The final performance of the evening is Transfigured Night. The title comes from a piece of late-19th Century music that takes as its starting point a poem by Richard Dehmel, in which a woman confesses to her lover that she is pregnant with another man’s child. Choreographer Kim Brandstrup (twice Olivier Award winner) was stylistically inspired by the paintings of Egon Schiele and the desperate vulnerability of the people in his images.

Set in three parts, the first enacts the scenario that the lovers’ relationship is left devastated and irreconcilable by the revelation of betrayal. In a shadowy light, the shamed and sorrowful woman with bed-head blonde hair and in the red, slip-dress of the harlot, tries to reach her lover who maintains a dignified distance, occasionally allowing, in his abject desperation a fleeting, unbearable touch. Other dancers, dressed in black, move around the floor forming pathways and routes that must be navigated and negotiated if they are to find each other.

The second part is an ideal scenario of forgive and forget in which the lovers, dressed in white and bathed in sunlight perform handstands, somersaults and other motions of the carefree acrobat or child at play. The final scenario is more realistic than the second but as equally poignant as the first. The dappled light depicts hope, and as the two reach for each other, avoid each other and take the first, tentative steps towards reconnection, the relationship is shown in all its beauty and grief. Exquisite.

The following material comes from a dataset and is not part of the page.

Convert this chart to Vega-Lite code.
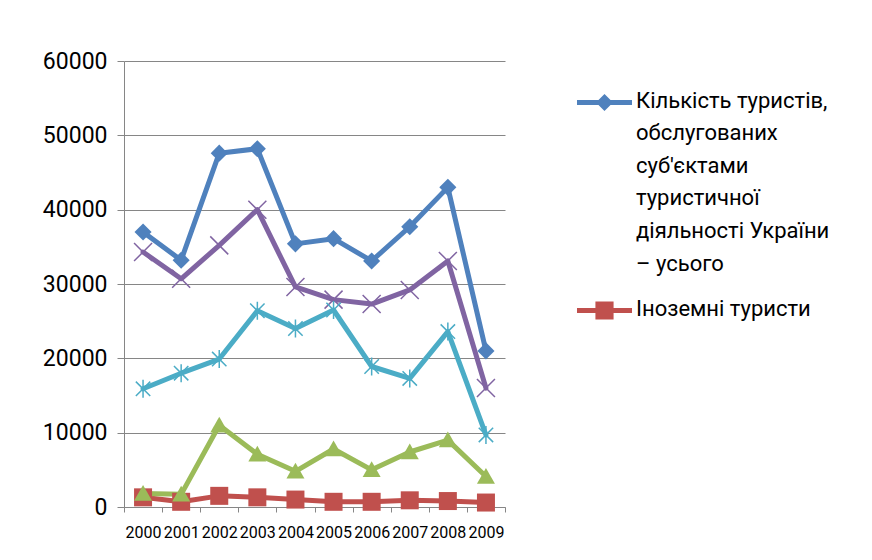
{
  "$schema": "https://vega.github.io/schema/vega-lite/v6.json",
  "autosize": {"type": "none"},
  "width": 381,
  "height": 446,
  "padding": {"left": 124, "top": 61, "right": 367, "bottom": 53},
  "background": "white",
  "config": {
    "view": {"stroke": null},
    "font": "Roboto",
    "axis": {"labelColor": "#000000", "labelFont": "Roboto", "domainColor": "#868686", "tickColor": "#868686", "gridColor": "#868686", "title": null}
  },
  "data": {
    "values": [
      {"year": "2000", "series": "S1", "value": 37000},
      {"year": "2001", "series": "S1", "value": 33200},
      {"year": "2002", "series": "S1", "value": 47600},
      {"year": "2003", "series": "S1", "value": 48200},
      {"year": "2004", "series": "S1", "value": 35400},
      {"year": "2005", "series": "S1", "value": 36100},
      {"year": "2006", "series": "S1", "value": 33100},
      {"year": "2007", "series": "S1", "value": 37700},
      {"year": "2008", "series": "S1", "value": 43000},
      {"year": "2009", "series": "S1", "value": 21000},
      {"year": "2000", "series": "Іноземні туристи", "value": 1300},
      {"year": "2001", "series": "Іноземні туристи", "value": 700},
      {"year": "2002", "series": "Іноземні туристи", "value": 1500},
      {"year": "2003", "series": "Іноземні туристи", "value": 1300},
      {"year": "2004", "series": "Іноземні туристи", "value": 1000},
      {"year": "2005", "series": "Іноземні туристи", "value": 700},
      {"year": "2006", "series": "Іноземні туристи", "value": 700},
      {"year": "2007", "series": "Іноземні туристи", "value": 900},
      {"year": "2008", "series": "Іноземні туристи", "value": 800},
      {"year": "2009", "series": "Іноземні туристи", "value": 600},
      {"year": "2000", "series": "Ряд 3", "value": 1800},
      {"year": "2001", "series": "Ряд 3", "value": 1700},
      {"year": "2002", "series": "Ряд 3", "value": 11000},
      {"year": "2003", "series": "Ряд 3", "value": 7100},
      {"year": "2004", "series": "Ряд 3", "value": 4800},
      {"year": "2005", "series": "Ряд 3", "value": 7800},
      {"year": "2006", "series": "Ряд 3", "value": 5000},
      {"year": "2007", "series": "Ряд 3", "value": 7400},
      {"year": "2008", "series": "Ряд 3", "value": 9000},
      {"year": "2009", "series": "Ряд 3", "value": 4100},
      {"year": "2000", "series": "Ряд 4", "value": 34300},
      {"year": "2001", "series": "Ряд 4", "value": 30700},
      {"year": "2002", "series": "Ряд 4", "value": 35200},
      {"year": "2003", "series": "Ряд 4", "value": 40000},
      {"year": "2004", "series": "Ряд 4", "value": 29600},
      {"year": "2005", "series": "Ряд 4", "value": 27900},
      {"year": "2006", "series": "Ряд 4", "value": 27300},
      {"year": "2007", "series": "Ряд 4", "value": 29200},
      {"year": "2008", "series": "Ряд 4", "value": 33100},
      {"year": "2009", "series": "Ряд 4", "value": 16000},
      {"year": "2000", "series": "Ряд 5", "value": 15900},
      {"year": "2001", "series": "Ряд 5", "value": 18000},
      {"year": "2002", "series": "Ряд 5", "value": 19900},
      {"year": "2003", "series": "Ряд 5", "value": 26400},
      {"year": "2004", "series": "Ряд 5", "value": 24000},
      {"year": "2005", "series": "Ряд 5", "value": 26500},
      {"year": "2006", "series": "Ряд 5", "value": 18900},
      {"year": "2007", "series": "Ряд 5", "value": 17300},
      {"year": "2008", "series": "Ряд 5", "value": 23600},
      {"year": "2009", "series": "Ряд 5", "value": 9700}
    ]
  },
  "encoding": {
    "x": {
      "field": "year", "type": "nominal",
      "scale": {"type": "band", "paddingInner": 0, "paddingOuter": 0},
      "axis": {"labelAngle": 0, "labelFontSize": 16, "tickBand": "extent", "tickSize": 5, "labelPadding": 12, "grid": false}
    },
    "y": {
      "field": "value", "type": "quantitative",
      "scale": {"domain": [0, 60000], "nice": false},
      "axis": {"values": [0, 10000, 20000, 30000, 40000, 50000, 60000], "format": "d", "labelFontSize": 23, "tickSize": 7, "labelPadding": 10, "grid": true}
    },
    "color": {
      "field": "series", "type": "nominal",
      "scale": {"domain": ["S1", "Іноземні туристи", "Ряд 3", "Ряд 4", "Ряд 5"], "range": ["#4F81BD", "#C0504D", "#9BBB59", "#8064A2", "#4BACC6"]}
    }
  },
  "resolve": {"scale": {"shape": "independent"}, "legend": {"color": "independent", "shape": "independent"}},
  "layer": [
    {
      "mark": {"type": "line", "strokeWidth": 5, "strokeJoin": "round", "strokeCap": "round"},
      "encoding": {"color": {"field": "series", "type": "nominal", "legend": null}}
    },
    {
      "transform": [{"filter": {"field": "series", "oneOf": ["S1", "Іноземні туристи", "Ряд 3"]}}],
      "mark": {"type": "point", "filled": true, "opacity": 1, "size": 324},
      "encoding": {
        "color": {"field": "series", "type": "nominal", "legend": null},
        "shape": {"field": "series", "type": "nominal", "legend": null,
          "scale": {"domain": ["S1", "Іноземні туристи", "Ряд 3", "Ряд 4", "Ряд 5"],
            "range": ["M0,-0.95L0.95,0L0,0.95L-0.95,0Z", "M-1,-1H1V1H-1Z", "M0,-0.95L1,0.8H-1Z", "M-1,-1L1,1M-1,1L1,-1", "M-0.8,-0.8L0.8,0.8M-0.8,0.8L0.8,-0.8M0,-1L0,1"]}}
      }
    },
    {
      "transform": [{"filter": {"field": "series", "oneOf": ["Ряд 4", "Ряд 5"]}}],
      "mark": {"type": "point", "filled": false, "opacity": 1, "size": 324, "strokeWidth": 1.5},
      "encoding": {
        "color": {"field": "series", "type": "nominal", "legend": null},
        "shape": {"field": "series", "type": "nominal", "legend": null,
          "scale": {"domain": ["S1", "Іноземні туристи", "Ряд 3", "Ряд 4", "Ряд 5"],
            "range": ["M0,-0.95L0.95,0L0,0.95L-0.95,0Z", "M-1,-1H1V1H-1Z", "M0,-0.95L1,0.8H-1Z", "M-1,-1L1,1M-1,1L1,-1", "M-0.8,-0.8L0.8,0.8M-0.8,0.8L0.8,-0.8M0,-1L0,1"]}}
      }
    },
    {
      "mark": {"type": "point", "filled": true, "opacity": 0, "size": 3025},
      "encoding": {
        "color": {"field": "series", "type": "nominal",
          "legend": {"title": null, "values": ["S1", "Іноземні туристи"], "orient": "none", "legendX": 453, "legendY": 14, "padding": 0,
            "symbolSize": 3025, "symbolOpacity": 1, "symbolStrokeWidth": 0, "labelFontSize": 22, "labelFont": "Roboto", "labelColor": "#000000", "labelLimit": 320, "labelOffset": 4, "rowPadding": 8, "labelBaseline": "top",
            "encode": {"labels": {"update": {"lineHeight": {"value": 32.6}, "dy": {"value": -12}}}},
            "labelExpr": "datum.value == 'S1' ? ['Кількість туристів,', 'обслугованих', 'суб\\'єктами', 'туристичної', 'діяльності України', '– усього'] : datum.label"}},
        "shape": {"field": "series", "type": "nominal",
          "scale": {"domain": ["S1", "Іноземні туристи", "Ряд 3", "Ряд 4", "Ряд 5"],
            "range": ["M-1,-0.09H1V0.09H-1Z M0,-0.31L0.31,0L0,0.31L-0.31,0Z", "M-1,-0.09H1V0.09H-1Z M-0.33,-0.33H0.33V0.33H-0.33Z", "M-1,-0.09H1V0.09H-1Z", "M-1,-0.09H1V0.09H-1Z", "M-1,-0.09H1V0.09H-1Z"]},
          "legend": {"title": null, "values": ["S1", "Іноземні туристи"], "orient": "none", "legendX": 453, "legendY": 14, "padding": 0,
            "symbolSize": 3025, "symbolOpacity": 1, "symbolStrokeWidth": 0, "labelFontSize": 22, "labelFont": "Roboto", "labelColor": "#000000", "labelLimit": 320, "labelOffset": 4, "rowPadding": 8, "labelBaseline": "top",
            "encode": {"labels": {"update": {"lineHeight": {"value": 32.6}, "dy": {"value": -12}}}},
            "labelExpr": "datum.value == 'S1' ? ['Кількість туристів,', 'обслугованих', 'суб\\'єктами', 'туристичної', 'діяльності України', '– усього'] : datum.label"}}
      }
    }
  ]
}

The standard of dancing is, as always, exceptional. What allows the dancers to convey layers of meaning that resonate and connect with their audience in these performances in particular is Gavin Higgins’ music in Dark Arteries, the design elements of Kimie Nakano’s in The 3 Dancers and the virtuoso choreography of Kim Brandstrup in Transfigured Night. A thoroughly compelling evening’s entertainment.